Entries from a dataset
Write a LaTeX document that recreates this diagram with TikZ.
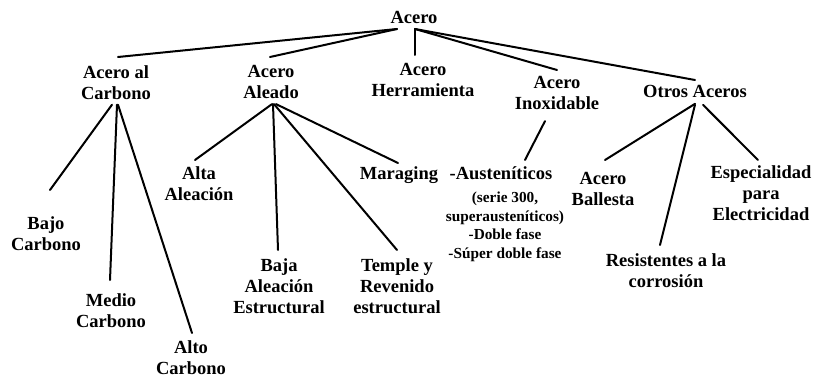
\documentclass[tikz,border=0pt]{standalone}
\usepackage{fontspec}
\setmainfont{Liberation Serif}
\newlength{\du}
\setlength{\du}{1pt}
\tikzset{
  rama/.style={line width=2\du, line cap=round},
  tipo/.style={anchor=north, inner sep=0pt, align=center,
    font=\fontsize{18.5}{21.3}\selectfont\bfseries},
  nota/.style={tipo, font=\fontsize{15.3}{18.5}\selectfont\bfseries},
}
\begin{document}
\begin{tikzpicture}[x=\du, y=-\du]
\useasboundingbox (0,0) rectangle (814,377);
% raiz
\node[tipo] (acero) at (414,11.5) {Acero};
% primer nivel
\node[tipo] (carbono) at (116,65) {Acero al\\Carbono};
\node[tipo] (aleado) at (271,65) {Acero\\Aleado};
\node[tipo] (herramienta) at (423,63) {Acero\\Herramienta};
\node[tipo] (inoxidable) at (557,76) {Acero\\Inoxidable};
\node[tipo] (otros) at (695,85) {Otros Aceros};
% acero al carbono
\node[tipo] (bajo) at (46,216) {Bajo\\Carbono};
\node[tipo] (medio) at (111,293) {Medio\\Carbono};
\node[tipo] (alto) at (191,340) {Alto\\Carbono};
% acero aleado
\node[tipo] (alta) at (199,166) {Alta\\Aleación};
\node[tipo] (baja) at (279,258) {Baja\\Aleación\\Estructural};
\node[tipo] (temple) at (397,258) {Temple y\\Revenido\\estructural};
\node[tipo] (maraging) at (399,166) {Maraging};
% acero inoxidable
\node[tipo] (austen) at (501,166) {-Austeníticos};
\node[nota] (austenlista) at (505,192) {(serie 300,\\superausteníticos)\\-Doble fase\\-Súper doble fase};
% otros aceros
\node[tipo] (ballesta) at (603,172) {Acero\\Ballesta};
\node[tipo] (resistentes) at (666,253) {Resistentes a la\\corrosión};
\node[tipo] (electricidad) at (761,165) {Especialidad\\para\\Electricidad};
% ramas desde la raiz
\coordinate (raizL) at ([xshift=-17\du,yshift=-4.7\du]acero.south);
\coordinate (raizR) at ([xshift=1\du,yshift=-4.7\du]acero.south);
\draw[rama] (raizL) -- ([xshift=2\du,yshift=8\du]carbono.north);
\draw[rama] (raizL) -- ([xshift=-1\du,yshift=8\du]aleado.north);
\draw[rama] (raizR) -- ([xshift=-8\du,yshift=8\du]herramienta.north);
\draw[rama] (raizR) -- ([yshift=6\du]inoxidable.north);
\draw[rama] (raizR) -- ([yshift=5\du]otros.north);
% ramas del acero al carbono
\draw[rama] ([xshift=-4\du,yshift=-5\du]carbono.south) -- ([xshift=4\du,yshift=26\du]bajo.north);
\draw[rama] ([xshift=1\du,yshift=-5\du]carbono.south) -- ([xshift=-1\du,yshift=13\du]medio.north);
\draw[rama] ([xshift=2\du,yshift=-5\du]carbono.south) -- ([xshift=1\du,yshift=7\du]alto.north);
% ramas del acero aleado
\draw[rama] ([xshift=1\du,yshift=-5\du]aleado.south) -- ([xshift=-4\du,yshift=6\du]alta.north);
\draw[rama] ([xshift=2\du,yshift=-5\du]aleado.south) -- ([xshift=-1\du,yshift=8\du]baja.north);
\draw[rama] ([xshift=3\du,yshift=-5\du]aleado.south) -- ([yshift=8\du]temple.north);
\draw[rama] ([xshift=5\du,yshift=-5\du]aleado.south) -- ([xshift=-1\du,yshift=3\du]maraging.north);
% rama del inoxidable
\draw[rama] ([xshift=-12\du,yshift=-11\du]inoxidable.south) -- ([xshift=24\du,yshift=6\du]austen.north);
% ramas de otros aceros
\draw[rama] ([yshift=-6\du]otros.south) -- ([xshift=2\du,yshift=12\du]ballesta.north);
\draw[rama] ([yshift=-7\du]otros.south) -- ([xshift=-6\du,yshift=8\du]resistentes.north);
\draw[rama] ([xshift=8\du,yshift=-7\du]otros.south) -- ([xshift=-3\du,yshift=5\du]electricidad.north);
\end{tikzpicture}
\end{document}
==
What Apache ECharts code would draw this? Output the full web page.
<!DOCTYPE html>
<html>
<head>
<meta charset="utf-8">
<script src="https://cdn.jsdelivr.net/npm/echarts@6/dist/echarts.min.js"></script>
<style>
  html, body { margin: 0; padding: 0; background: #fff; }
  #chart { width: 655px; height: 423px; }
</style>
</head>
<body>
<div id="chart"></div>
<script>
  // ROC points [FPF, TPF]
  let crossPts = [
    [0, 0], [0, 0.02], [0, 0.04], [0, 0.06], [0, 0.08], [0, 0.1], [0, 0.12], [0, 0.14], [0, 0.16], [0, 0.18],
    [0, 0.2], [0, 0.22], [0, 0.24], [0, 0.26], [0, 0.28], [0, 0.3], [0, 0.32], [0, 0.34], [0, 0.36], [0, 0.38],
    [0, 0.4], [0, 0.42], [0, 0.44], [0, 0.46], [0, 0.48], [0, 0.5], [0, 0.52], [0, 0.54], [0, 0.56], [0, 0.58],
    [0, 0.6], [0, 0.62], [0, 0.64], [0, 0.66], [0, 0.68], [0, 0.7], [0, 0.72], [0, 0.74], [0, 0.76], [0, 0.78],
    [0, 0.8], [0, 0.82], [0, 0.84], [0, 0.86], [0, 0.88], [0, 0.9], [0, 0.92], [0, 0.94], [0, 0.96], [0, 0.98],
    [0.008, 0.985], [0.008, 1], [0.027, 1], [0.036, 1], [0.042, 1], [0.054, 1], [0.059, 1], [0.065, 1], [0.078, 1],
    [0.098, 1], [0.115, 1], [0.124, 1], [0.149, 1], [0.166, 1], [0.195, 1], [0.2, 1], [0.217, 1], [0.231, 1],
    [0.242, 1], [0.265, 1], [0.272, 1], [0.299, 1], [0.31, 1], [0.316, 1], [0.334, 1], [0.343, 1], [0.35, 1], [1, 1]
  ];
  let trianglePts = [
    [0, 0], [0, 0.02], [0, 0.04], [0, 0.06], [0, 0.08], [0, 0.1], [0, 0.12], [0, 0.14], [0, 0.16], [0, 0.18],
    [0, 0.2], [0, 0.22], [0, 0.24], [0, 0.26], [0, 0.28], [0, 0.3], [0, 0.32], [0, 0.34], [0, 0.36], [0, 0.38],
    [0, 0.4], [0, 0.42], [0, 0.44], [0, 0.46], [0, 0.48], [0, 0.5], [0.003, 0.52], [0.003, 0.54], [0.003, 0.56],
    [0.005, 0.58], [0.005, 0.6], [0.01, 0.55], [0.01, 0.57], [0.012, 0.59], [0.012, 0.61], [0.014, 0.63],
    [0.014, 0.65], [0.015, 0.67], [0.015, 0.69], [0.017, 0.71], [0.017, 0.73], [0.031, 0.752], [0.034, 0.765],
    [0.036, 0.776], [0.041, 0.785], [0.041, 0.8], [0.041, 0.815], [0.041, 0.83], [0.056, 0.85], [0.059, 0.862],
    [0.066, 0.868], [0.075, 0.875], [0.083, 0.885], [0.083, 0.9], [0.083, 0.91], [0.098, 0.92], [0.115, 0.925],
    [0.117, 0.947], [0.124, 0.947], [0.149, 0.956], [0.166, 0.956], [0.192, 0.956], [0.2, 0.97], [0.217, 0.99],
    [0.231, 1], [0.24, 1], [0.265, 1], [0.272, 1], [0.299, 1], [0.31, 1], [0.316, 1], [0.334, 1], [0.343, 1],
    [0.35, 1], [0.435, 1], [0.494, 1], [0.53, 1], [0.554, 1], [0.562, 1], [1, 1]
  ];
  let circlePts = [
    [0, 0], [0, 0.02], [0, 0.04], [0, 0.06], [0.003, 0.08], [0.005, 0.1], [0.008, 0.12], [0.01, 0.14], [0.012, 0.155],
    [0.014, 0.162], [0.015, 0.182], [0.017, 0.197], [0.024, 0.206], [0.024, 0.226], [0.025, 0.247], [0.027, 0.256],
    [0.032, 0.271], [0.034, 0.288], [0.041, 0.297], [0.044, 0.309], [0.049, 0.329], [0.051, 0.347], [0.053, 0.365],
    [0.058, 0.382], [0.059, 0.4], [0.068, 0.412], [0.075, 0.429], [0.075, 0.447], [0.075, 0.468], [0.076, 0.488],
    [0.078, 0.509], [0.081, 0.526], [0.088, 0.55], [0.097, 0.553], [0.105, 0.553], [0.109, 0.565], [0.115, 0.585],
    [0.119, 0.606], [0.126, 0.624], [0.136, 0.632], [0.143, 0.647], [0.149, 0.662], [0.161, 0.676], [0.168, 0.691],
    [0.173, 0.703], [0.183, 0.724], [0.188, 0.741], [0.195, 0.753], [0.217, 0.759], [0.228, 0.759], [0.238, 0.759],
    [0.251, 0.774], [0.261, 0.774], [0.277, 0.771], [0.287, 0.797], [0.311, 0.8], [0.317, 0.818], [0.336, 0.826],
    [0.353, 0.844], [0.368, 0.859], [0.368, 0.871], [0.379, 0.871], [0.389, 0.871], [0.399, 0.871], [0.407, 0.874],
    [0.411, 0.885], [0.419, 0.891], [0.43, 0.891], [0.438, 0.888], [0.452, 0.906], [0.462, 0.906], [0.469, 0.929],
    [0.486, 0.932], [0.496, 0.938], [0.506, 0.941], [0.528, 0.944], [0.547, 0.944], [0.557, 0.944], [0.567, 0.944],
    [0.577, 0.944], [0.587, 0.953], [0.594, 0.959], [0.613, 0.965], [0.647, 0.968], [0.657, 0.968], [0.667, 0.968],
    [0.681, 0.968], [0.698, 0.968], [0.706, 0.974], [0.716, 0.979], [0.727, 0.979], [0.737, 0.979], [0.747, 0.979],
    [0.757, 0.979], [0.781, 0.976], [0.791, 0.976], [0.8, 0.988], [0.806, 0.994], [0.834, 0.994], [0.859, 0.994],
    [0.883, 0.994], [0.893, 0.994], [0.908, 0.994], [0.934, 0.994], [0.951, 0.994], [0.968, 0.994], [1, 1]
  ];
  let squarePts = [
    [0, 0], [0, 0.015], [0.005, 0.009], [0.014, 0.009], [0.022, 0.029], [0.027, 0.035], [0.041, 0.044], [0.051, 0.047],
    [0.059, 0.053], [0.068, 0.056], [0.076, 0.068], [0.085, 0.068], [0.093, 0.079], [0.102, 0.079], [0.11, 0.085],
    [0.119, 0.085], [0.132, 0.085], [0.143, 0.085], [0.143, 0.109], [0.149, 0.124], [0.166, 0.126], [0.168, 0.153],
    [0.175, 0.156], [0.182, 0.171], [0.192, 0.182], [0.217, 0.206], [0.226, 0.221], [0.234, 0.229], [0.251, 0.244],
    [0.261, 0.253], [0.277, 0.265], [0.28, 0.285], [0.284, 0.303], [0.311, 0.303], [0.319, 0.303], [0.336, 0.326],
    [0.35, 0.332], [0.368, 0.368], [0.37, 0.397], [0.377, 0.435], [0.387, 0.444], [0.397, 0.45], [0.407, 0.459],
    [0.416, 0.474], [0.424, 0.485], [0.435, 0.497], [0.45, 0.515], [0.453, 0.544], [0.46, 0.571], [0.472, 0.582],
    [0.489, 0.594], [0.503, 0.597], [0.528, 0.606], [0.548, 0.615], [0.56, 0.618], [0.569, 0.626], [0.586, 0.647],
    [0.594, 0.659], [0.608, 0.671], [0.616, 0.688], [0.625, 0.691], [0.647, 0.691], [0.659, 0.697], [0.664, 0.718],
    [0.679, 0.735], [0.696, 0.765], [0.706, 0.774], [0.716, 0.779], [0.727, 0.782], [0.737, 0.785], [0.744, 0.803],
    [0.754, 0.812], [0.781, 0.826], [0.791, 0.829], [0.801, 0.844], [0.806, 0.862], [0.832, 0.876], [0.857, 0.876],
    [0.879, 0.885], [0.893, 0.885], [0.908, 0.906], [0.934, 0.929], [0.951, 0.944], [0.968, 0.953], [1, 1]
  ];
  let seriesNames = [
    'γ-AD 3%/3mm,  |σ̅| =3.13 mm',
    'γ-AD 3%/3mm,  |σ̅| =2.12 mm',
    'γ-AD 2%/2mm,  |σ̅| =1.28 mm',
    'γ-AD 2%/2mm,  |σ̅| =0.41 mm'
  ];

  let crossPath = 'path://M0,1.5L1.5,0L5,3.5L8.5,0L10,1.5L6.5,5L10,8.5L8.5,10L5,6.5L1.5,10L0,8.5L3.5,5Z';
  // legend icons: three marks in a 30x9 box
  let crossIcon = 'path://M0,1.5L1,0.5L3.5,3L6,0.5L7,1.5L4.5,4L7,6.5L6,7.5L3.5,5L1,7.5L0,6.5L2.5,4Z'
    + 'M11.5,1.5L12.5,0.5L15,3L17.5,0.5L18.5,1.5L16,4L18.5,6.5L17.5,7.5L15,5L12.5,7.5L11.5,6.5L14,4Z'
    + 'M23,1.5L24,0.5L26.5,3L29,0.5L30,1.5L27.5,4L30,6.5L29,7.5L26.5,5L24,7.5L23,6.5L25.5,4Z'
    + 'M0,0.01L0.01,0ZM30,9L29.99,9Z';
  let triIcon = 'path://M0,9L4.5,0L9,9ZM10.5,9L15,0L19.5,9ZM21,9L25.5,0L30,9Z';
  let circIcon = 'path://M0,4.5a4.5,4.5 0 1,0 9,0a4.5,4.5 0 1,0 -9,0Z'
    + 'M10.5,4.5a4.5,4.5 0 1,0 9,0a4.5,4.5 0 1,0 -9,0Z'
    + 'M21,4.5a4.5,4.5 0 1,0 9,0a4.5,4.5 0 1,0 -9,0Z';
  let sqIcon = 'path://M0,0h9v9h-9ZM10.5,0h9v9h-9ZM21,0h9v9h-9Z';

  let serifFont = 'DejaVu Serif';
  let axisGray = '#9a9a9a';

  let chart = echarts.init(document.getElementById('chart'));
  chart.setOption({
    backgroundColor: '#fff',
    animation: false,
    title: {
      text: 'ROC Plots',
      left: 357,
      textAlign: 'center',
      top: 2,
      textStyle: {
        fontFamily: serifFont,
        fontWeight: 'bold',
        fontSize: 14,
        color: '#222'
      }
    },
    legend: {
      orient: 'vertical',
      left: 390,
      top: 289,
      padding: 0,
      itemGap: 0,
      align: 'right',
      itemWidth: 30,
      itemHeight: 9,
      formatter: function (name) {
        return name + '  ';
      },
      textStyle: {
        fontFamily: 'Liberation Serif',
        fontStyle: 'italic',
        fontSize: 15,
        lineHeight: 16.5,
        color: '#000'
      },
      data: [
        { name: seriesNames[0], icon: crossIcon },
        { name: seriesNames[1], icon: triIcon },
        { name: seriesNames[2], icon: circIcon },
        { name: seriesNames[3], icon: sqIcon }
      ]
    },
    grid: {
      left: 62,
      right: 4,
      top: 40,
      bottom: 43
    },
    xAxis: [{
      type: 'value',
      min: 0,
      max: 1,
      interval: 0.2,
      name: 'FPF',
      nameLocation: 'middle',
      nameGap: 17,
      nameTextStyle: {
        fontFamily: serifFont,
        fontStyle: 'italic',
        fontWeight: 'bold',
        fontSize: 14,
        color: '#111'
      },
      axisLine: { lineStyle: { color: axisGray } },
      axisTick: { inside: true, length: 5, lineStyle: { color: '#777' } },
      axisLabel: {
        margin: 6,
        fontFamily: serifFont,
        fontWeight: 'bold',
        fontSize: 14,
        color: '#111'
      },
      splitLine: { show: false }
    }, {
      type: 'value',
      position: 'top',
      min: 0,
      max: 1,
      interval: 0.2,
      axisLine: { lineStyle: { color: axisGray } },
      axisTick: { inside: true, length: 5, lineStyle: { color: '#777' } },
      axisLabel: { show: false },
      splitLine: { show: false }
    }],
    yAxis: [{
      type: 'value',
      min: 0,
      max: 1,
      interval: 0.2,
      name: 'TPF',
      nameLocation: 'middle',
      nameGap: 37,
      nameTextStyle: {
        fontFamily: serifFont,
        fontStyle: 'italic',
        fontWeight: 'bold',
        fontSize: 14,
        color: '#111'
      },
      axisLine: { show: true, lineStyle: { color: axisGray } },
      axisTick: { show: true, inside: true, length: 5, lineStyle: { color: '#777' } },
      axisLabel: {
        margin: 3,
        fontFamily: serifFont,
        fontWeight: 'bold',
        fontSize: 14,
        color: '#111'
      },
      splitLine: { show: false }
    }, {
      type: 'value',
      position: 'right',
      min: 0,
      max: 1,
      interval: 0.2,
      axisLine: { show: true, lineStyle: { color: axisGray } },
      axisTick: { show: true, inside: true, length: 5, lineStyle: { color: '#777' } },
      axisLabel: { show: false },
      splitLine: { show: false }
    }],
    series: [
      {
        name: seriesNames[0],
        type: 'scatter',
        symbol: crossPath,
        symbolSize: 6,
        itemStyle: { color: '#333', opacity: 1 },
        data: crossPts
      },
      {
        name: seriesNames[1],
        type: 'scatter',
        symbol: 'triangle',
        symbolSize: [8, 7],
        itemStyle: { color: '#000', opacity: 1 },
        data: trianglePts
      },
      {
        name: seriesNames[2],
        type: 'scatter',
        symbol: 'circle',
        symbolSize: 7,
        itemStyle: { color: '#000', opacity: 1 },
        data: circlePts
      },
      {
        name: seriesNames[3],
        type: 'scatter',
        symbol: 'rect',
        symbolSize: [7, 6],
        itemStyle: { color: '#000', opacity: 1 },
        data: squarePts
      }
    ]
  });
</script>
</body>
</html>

GIVEN EXERCISE >> Isolate each line of the listing above that includes "this". Copy it.

RESULT >>
Write a LaTeX document that recreates this diagram with TikZ.
What Apache ECharts code would draw this? Output the full web page.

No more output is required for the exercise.